Solution 2. Focus on global outcomes that map to both speed and stability
The 2019 Accelerate State of DevOps Report recommends tracking not only Availability, but also four key metrics. The first two of these metrics relate to deployment tempo, and the second two relate to production stability:
- Deployment Frequency – How often do you deploy changes to end users / production?
- Lead Time – How long does it take to go from code complete to successfully running in production?
- Time to Restore Service – How long does it take to restore service when an unplanned incident occurs?
- Change Failure Rate – What percentage of changes release results in degraded service or a flaw that requires remediation?

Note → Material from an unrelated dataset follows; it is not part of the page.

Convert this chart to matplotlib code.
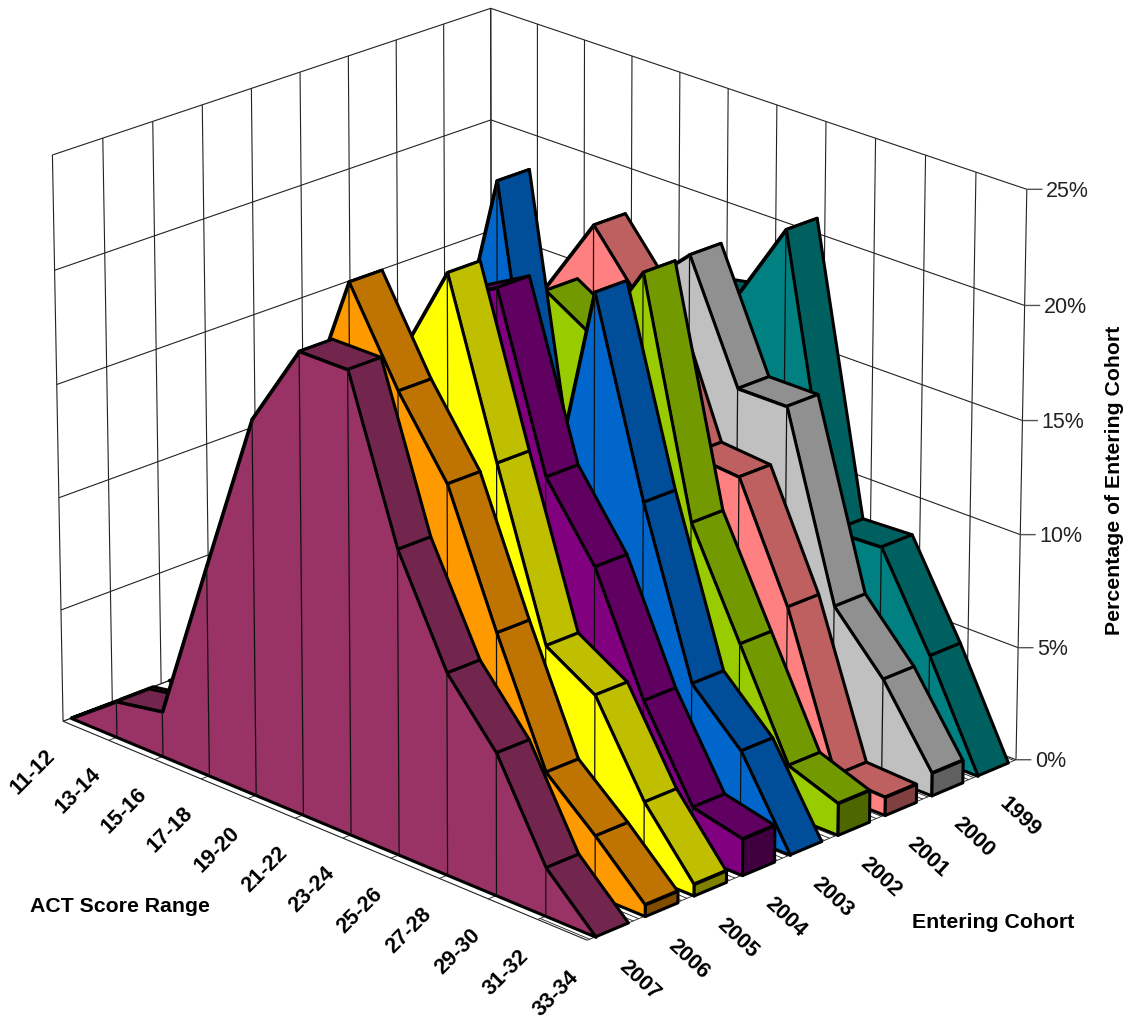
import numpy as np
import matplotlib
matplotlib.use("Agg")
import matplotlib.pyplot as plt
from mpl_toolkits.mplot3d import proj3d
from mpl_toolkits.mplot3d.art3d import Poly3DCollection

plt.rcParams["font.family"] = ["Liberation Sans", "DejaVu Sans"]

score_ranges = ["11-12", "13-14", "15-16", "17-18", "19-20", "21-22",
                "23-24", "25-26", "27-28", "29-30", "31-32", "33-34"]
cohorts = ["2007", "2006", "2005", "2004", "2003", "2002", "2001", "2000", "1999"]
pct_ticks = [0, 5, 10, 15, 20, 25]

# percent of entering cohort per score range, front series first
c2007 = [0.0, 1.6, 2.0, 9.3, 16.5, 20.2, 20.2, 13.3, 8.8, 6.2, 2.1, 0.0]
c2006 = [0.0, 0.4, 2.5, 8.5, 15.8, 22.4, 18.5, 15.3, 9.7, 4.5, 2.6, 0.5]
c2005 = [0.0, 0.4, 2.0, 7.5, 13.0, 18.4, 22.8, 15.4, 8.3, 7.0, 3.2, 0.5]
c2004 = [0.0, 0.4, 1.8, 7.0, 14.0, 20.2, 21.4, 14.0, 10.9, 5.9, 2.1, 1.6]
c2003 = [0.0, 0.4, 2.0, 7.0, 14.8, 24.5, 10.5, 21.2, 12.9, 5.8, 3.7, 0.0]
c2002 = [0.0, 0.4, 1.5, 6.0, 13.0, 19.0, 17.7, 21.3, 11.2, 6.7, 2.2, 1.4]
c2001 = [0.0, 0.4, 1.5, 6.5, 17.6, 21.1, 18.4, 12.6, 12.4, 7.5, 0.9, 0.8]
c2000 = [0.0, 0.4, 1.5, 6.0, 12.0, 17.7, 19.8, 14.7, 14.7, 6.7, 4.3, 1.0]
c1999 = [0.0, 0.4, 1.5, 5.5, 11.0, 16.8, 17.2, 20.9, 8.4, 8.5, 4.5, 0.0]
series = [c2007, c2006, c2005, c2004, c2003, c2002, c2001, c2000, c1999]

face_colors = ["#993366", "#FF9900", "#FFFF00", "#800080", "#0066CC",
               "#99CC00", "#FF8080", "#C0C0C0", "#008080"]
top_colors = ["#73264D", "#BF7300", "#BFBF00", "#600060", "#004D99",
              "#739900", "#BF6060", "#909090", "#006060"]
end_colors = ["#4D1A33", "#804D00", "#808000", "#400040", "#003366",
              "#4D6600", "#804040", "#606060", "#004040"]

W, H = 1131, 1021
fig = plt.figure(figsize=(W / 100, H / 100), dpi=100)
# axes is larger than the figure, the view below only fills part of it
ax = fig.add_axes([-446.4 / W, -422.3 / H, 1916 / W, 1916 / H], projection="3d")
ax.set_proj_type("persp")
ax.view_init(elev=22.114, azim=-44.991)
ax.set_box_aspect((1, 0.8176, 0.8182), zoom=0.5808)
n_x, n_y = len(score_ranges) - 1, len(cohorts)
ax.set_xlim(0, n_x, view_margin=0)
ax.set_ylim(0, n_y, view_margin=0)
ax.set_zlim(0, 25, view_margin=0)
ax.set_axis_off()
ax.computed_zorder = False

GRID = "#222222"
proj = ax.get_proj()


def line(xs, ys, zs, lw=0.8, color=GRID, z=1):
    ax.plot(xs, ys, zs, color=color, lw=lw, zorder=z, solid_capstyle="butt")


def label3d(x, y, z, s, **kw):
    # plain 2d text placed at the projected spot
    px, py, _ = proj3d.proj_transform(x, y, z, proj)
    ax.text2D(px, py, s, transform=ax.transData, ha=kw.pop("ha", "center"), va="center", zorder=50, **kw)


# walls
for k in range(n_y + 1):
    line([0, 0], [k, k], [0, 25])
for i in range(n_x + 1):
    line([i, i], [n_y, n_y], [0, 25])
for p in pct_ticks:
    line([0, 0, n_x], [0, n_y, n_y], [p, p, p])
    line([n_x, n_x + 0.16], [n_y, n_y + 0.16], [p, p], color="#555555", lw=1.0)
    label3d(n_x + 0.2, n_y + 0.2, p - 0.09, f"{p}%", fontsize=15.5, color="#222222", ha="left")

# floor
line([0, n_x], [0, 0], [0, 0])
for i in range(n_x + 1):
    line([i, i], [0, n_y], [0, 0], lw=0.6)
for f in np.arange(0.05, n_y, 0.11):
    line([10, n_x], [f, f], [0, 0], lw=0.6)

# series, back to front
depth = 2 / 3
for s in range(n_y - 1, -1, -1):
    vals = series[s]
    y0 = s + (1 - depth) / 2
    y1 = y0 + depth
    base_z = 10 + (n_y - s) * 2
    strips = [[(i, y0, vals[i]), (i + 1, y0, vals[i + 1]),
               (i + 1, y1, vals[i + 1]), (i, y1, vals[i])] for i in range(n_x)]
    coll = Poly3DCollection(strips, facecolors=top_colors[s], edgecolors="black", linewidths=2.2,
                            zorder=base_z)
    coll.set_joinstyle("round")
    ax.add_collection3d(coll)
    front = [(i, y0, vals[i]) for i in range(n_x + 1)] + [(n_x, y0, 0), (0, y0, 0)]
    coll = Poly3DCollection([front], facecolors=face_colors[s], edgecolors="black", linewidths=2.2,
                            zorder=base_z + 0.2)
    coll.set_joinstyle("round")
    ax.add_collection3d(coll)
    for i in range(1, n_x):
        line([i, i], [y0, y0], [0, vals[i]], lw=0.9, color="#111111", z=base_z + 0.4)
    if vals[n_x] > 0:
        cap = [(n_x, y0, 0), (n_x, y1, 0), (n_x, y1, vals[n_x]), (n_x, y0, vals[n_x])]
        coll = Poly3DCollection([cap], facecolors=end_colors[s], edgecolors="black", linewidths=2.2,
                                zorder=base_z + 0.6)
        coll.set_joinstyle("round")
        ax.add_collection3d(coll)

# axis labels
for i, lab in enumerate(score_ranges):
    label3d(i, -0.625, -1.73, lab, fontsize=15.5, fontweight="bold", rotation=45)
for k, lab in enumerate(cohorts):
    label3d(n_x + 0.55, k + 0.5, -1.68, lab, fontsize=15.5, fontweight="bold", rotation=-43)

fig.text(120 / W, 1 - 906.5 / H, "ACT Score Range", fontsize=15.3, fontweight="bold", ha="center", va="center")
fig.text(993 / W, 1 - 922.5 / H, "Entering Cohort", fontsize=15.3, fontweight="bold", ha="center", va="center")
fig.text(1114 / W, 1 - 480 / H, "Percentage of Entering Cohort", fontsize=15.3, fontweight="bold",
         rotation=90, ha="center", va="center")

fig.savefig("out.png", dpi=100)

A key thing to notice is that the report finds that tempo and stability reinforce one another.
In other words, deployments that fix a mistake caused by the prior deployment don’t simply “add 1” to the deployment column and negate a “-1” in the change failure rate column.
Another key thing to notice is that these goals work best when both IT and operations teams share the same goals. Separating out the “stability” goals and assigning them to one group while another group is in charge of the “tempo” goals simply reinforces the classic silos between IT and operations and pits these two groups against one another.
Solution 3. Move towards small, backwards compatible deployments and the “parallel change” model
As I mentioned above, I’m a fan of deploying to live systems, and in making small, incremental changes that are not even noticeable to customers.
In my experience, designing these deployments, building test scenarios, and creating pipelines and automation that ensure the right folks review the right changes takes a bit of time. A team doesn’t go from quarterly “big bang” database deployments to daily “parallel change” deployments overnight.
The good news is that many of the patterns and practices used for application code are directly transferable to database code. Your team doesn’t need to reinvent the Agile wheel in order to make progress with database development and deployment.